- **Your task**
Print word for word the first line of the listing below and every line after it, through the line with "ctx.save();". Leave out the pictures and the rest.

— start of Dataset content —

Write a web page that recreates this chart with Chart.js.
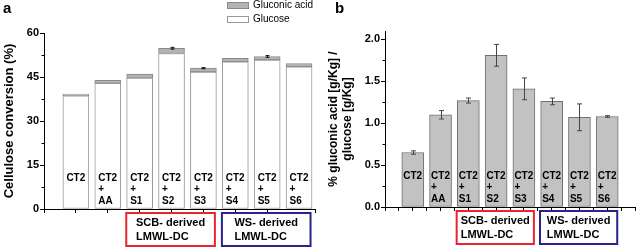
<!DOCTYPE html>
<html>
<head>
<meta charset="utf-8">
<script src="https://cdn.jsdelivr.net/npm/chart.js@4"></script>
<style>
  html, body { margin: 0; padding: 0; background: #fff; }
  .panel { position: absolute; top: 0; height: 248px; }
  #wrapA { left: 0; width: 318px; }
  #wrapB { left: 318px; width: 320px; }
</style>
</head>
<body>
<div class="panel" id="wrapA"><canvas id="chartA" width="318" height="248"></canvas></div>
<div class="panel" id="wrapB"><canvas id="chartB" width="320" height="248"></canvas></div>
<script>
/* global Chart */

// data
const categories = ['CT2', 'CT2 + AA', 'CT2 + S1', 'CT2 + S2', 'CT2 + S3', 'CT2 + S4', 'CT2 + S5', 'CT2 + S6'];
const glucoseVals = [38.6, 42.8, 44.6, 53.0, 46.7, 50.2, 50.8, 48.5];
const gluconicVals = [0.6, 1.1, 1.4, 1.8, 1.3, 1.2, 1.2, 1.1];
const gluconicErr = [0, 0, 0, 0.3, 0.2, 0, 0.3, 0];
const ratioVals = [0.65, 1.10, 1.27, 1.81, 1.41, 1.26, 1.07, 1.08];
const ratioErr = [0.02, 0.05, 0.03, 0.13, 0.13, 0.04, 0.16, 0.01];
const yTicksA = [0, 15, 30, 45, 60];
const yTicksB = [0, 0.5, 1.0, 1.5, 2.0];
const groupNames = [['SCB- derived', 'LMWL-DC'], ['WS- derived', 'LMWL-DC']];
const groupSpans = [[3, 5], [6, 8]];
const groupColors = ['#e8242c', '#28248c'];

const FONT = 'Liberation Sans, Arial, sans-serif';
Chart.defaults.font.family = FONT;
Chart.defaults.color = '#000';
Chart.defaults.animation = false;
Chart.defaults.responsive = false;

function pts(vals) {
  return vals.map(function(v, i) { return { x: i + 1, y: v }; });
}

// minor ticks, error bars, bar captions, group boxes
const extras = {
  id: 'extras',
  afterDraw: function(chart, args, o) {
    const ctx = chart.ctx;
    const x = chart.scales.x;
    const y = chart.scales.y;
    const area = chart.chartArea;
    ctx.save();

    // minor y ticks
    ctx.strokeStyle = '#000';
    ctx.lineWidth = 1;
    for (let v = y.min; v <= y.max + 1e-9; v += o.minor) {
      const py = Math.round(y.getPixelForValue(v)) + 0.5;
      ctx.beginPath();
      ctx.moveTo(area.left, py);
      ctx.lineTo(area.left - 2.5, py);
      ctx.stroke();
    }

    // error bars
    ctx.strokeStyle = o.errColor;
    for (let i = 0; i < o.tops.length; i++) {
      if (!o.err[i]) continue;
      const px = Math.round(x.getPixelForValue(i + 1)) + 0.5;
      const hi = y.getPixelForValue(o.tops[i] + o.err[i]);
      const lo = y.getPixelForValue(o.tops[i] - o.err[i]);
      ctx.beginPath();
      ctx.moveTo(px, hi); ctx.lineTo(px, lo);
      ctx.moveTo(px - o.cap, hi); ctx.lineTo(px + o.cap, hi);
      ctx.moveTo(px - o.cap, lo); ctx.lineTo(px + o.cap, lo);
      ctx.stroke();
    }

    // captions inside bars
    ctx.fillStyle = '#000';
    ctx.font = 'bold 10px ' + FONT;
    ctx.textBaseline = 'middle';
    ctx.textAlign = 'left';
    const rows = [-31, -20, -8];
    categories.forEach(function(c, i) {
      const left = x.getPixelForValue(i + 1) - o.thick / 2 + o.inset;
      c.split(' ').forEach(function(t, j) {
        ctx.fillText(t, left, area.bottom + rows[j]);
      });
    });

    // group boxes under the axis
    ctx.font = 'bold 11px ' + FONT;
    groupNames.forEach(function(lines, g) {
      const l = x.getPixelForValue(groupSpans[g][0] - 0.42);
      const r = x.getPixelForValue(groupSpans[g][1] + 0.36);
      ctx.strokeStyle = groupColors[g];
      ctx.lineWidth = 2;
      ctx.strokeRect(l, o.boxTop, r - l, o.boxH);
      const w = Math.max.apply(null, lines.map(function(t) { return ctx.measureText(t).width; }));
      const tx = (l + r) / 2 - w / 2;
      lines.forEach(function(t, j) {
        ctx.fillText(t, tx, o.boxTop + 10 + j * 14);
      });
    });

    // panel letter
    ctx.font = 'bold 15px ' + FONT;
    ctx.fillText(o.letter, o.letterX, 9);

    // legend (panel a only)
    if (o.legend) {
      ctx.font = '10px ' + FONT;
      ctx.lineWidth = 1;
      chart.data.datasets.slice().reverse().forEach(function(ds, k) {
        const by = 2.5 + k * 14;
        ctx.fillStyle = ds.backgroundColor;
        ctx.fillRect(227.5, by, 21, 6);
        ctx.strokeStyle = ds.borderColor;
        ctx.strokeRect(227.5, by, 21, 6);
        ctx.fillStyle = '#000';
        ctx.fillText(ds.label, 253, by + 3);
      });
    }
    ctx.restore();
  }
};

function axisY(min, max, step, width, title, fontSize, ticks, titlePad) {
  return {
    min: min, max: max,
    afterFit: function(s) { s.width = width; },
    afterBuildTicks: function(s) { s.ticks = ticks.map(function(v) { return { value: v }; }); },
    border: { color: '#000', width: 1 },
    grid: { drawOnChartArea: false, tickLength: 4, tickColor: '#000' },
    ticks: { stepSize: step, padding: 1, font: { size: 11, weight: 'bold' }, color: '#000',
      callback: function(v) { return step < 1 ? v.toFixed(1) : v; } },
    title: { display: true, text: title, color: '#000', padding: { top: titlePad, bottom: 0 },
      font: { size: fontSize, weight: 'bold' } }
  };
}

function axisX(max, step, height) {
  return {
    type: 'linear', min: 0, max: max, offset: false,
    afterFit: function(s) { s.height = height; },
    border: { color: '#000', width: 1 },
    grid: { drawOnChartArea: false, offset: false, tickLength: 4, tickColor: '#000' },
    ticks: { stepSize: step, autoSkip: false, callback: function() { return ''; } }
  };
}

const chartA = new Chart(document.getElementById('chartA'), {
  type: 'bar',
  data: {
    datasets: [{
      label: 'Glucose',
      data: pts(glucoseVals),
      backgroundColor: '#ffffff',
      borderColor: '#999999',
      borderWidth: 1,
      borderSkipped: false,
      barThickness: 26,
      stack: 's'
    }, {
      label: 'Gluconic acid',
      data: pts(gluconicVals),
      backgroundColor: '#b3b3b3',
      borderColor: '#8a8a8a',
      borderWidth: 1,
      borderSkipped: false,
      barThickness: 26,
      stack: 's'
    }]
  },
  options: {
    layout: { padding: { top: 33, right: 2, left: 0, bottom: 0 } },
    plugins: {
      legend: { display: false },
      tooltip: { enabled: false },
      extras: {
        minor: 7.5, errColor: '#111', cap: 2,
        tops: glucoseVals.map(function(v, i) { return v + gluconicVals[i]; }),
        err: gluconicErr, thick: 26, inset: 3.5,
        boxTop: 213, boxH: 33, letter: 'a', letterX: 3, legend: true
      }
    },
    scales: {
      x: axisX(8.5, 1, 39),
      y: Object.assign(axisY(0, 60, 15, 44, 'Cellulose conversion (%)', 13, yTicksA, 2), { stacked: true })
    }
  },
  plugins: [extras]
});

const chartB = new Chart(document.getElementById('chartB'), {
  type: 'bar',
  data: {
    datasets: [{
      label: 'ratio',
      data: pts(ratioVals),
      backgroundColor: '#c2c2c2',
      borderColor: '#707070',
      borderWidth: 1,
      borderSkipped: false,
      barThickness: 22
    }]
  },
  options: {
    layout: { padding: { top: 31, right: 1, left: 0, bottom: 0 } },
    plugins: {
      legend: { display: false },
      tooltip: { enabled: false },
      extras: {
        minor: 0.25, errColor: '#444', cap: 2.5,
        tops: ratioVals, err: ratioErr, thick: 22, inset: 1.5,
        boxTop: 211, boxH: 33, letter: 'b', letterX: 17, legend: false
      }
    },
    scales: {
      x: axisX(9, 0.5, 41),
      y: axisY(0, 2.1, 0.5, 67, ['% gluconic acid [g/Kg] /', 'glucose [g/Kg]'], 12, yTicksB, 8)
    }
  },
  plugins: [extras]
});
</script>
</body>
</html>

— end of Dataset content —

- **Result**
Write a web page that recreates this chart with Chart.js.
<!DOCTYPE html>
<html>
<head>
<meta charset="utf-8">
<script src="https://cdn.jsdelivr.net/npm/chart.js@4"></script>
<style>
  html, body { margin: 0; padding: 0; background: #fff; }
  .panel { position: absolute; top: 0; height: 248px; }
  #wrapA { left: 0; width: 318px; }
  #wrapB { left: 318px; width: 320px; }
</style>
</head>
<body>
<div class="panel" id="wrapA"><canvas id="chartA" width="318" height="248"></canvas></div>
<div class="panel" id="wrapB"><canvas id="chartB" width="320" height="248"></canvas></div>
<script>
/* global Chart */

// data
const categories = ['CT2', 'CT2 + AA', 'CT2 + S1', 'CT2 + S2', 'CT2 + S3', 'CT2 + S4', 'CT2 + S5', 'CT2 + S6'];
const glucoseVals = [38.6, 42.8, 44.6, 53.0, 46.7, 50.2, 50.8, 48.5];
const gluconicVals = [0.6, 1.1, 1.4, 1.8, 1.3, 1.2, 1.2, 1.1];
const gluconicErr = [0, 0, 0, 0.3, 0.2, 0, 0.3, 0];
const ratioVals = [0.65, 1.10, 1.27, 1.81, 1.41, 1.26, 1.07, 1.08];
const ratioErr = [0.02, 0.05, 0.03, 0.13, 0.13, 0.04, 0.16, 0.01];
const yTicksA = [0, 15, 30, 45, 60];
const yTicksB = [0, 0.5, 1.0, 1.5, 2.0];
const groupNames = [['SCB- derived', 'LMWL-DC'], ['WS- derived', 'LMWL-DC']];
const groupSpans = [[3, 5], [6, 8]];
const groupColors = ['#e8242c', '#28248c'];

const FONT = 'Liberation Sans, Arial, sans-serif';
Chart.defaults.font.family = FONT;
Chart.defaults.color = '#000';
Chart.defaults.animation = false;
Chart.defaults.responsive = false;

function pts(vals) {
  return vals.map(function(v, i) { return { x: i + 1, y: v }; });
}

// minor ticks, error bars, bar captions, group boxes
const extras = {
  id: 'extras',
  afterDraw: function(chart, args, o) {
    const ctx = chart.ctx;
    const x = chart.scales.x;
    const y = chart.scales.y;
    const area = chart.chartArea;
    ctx.save();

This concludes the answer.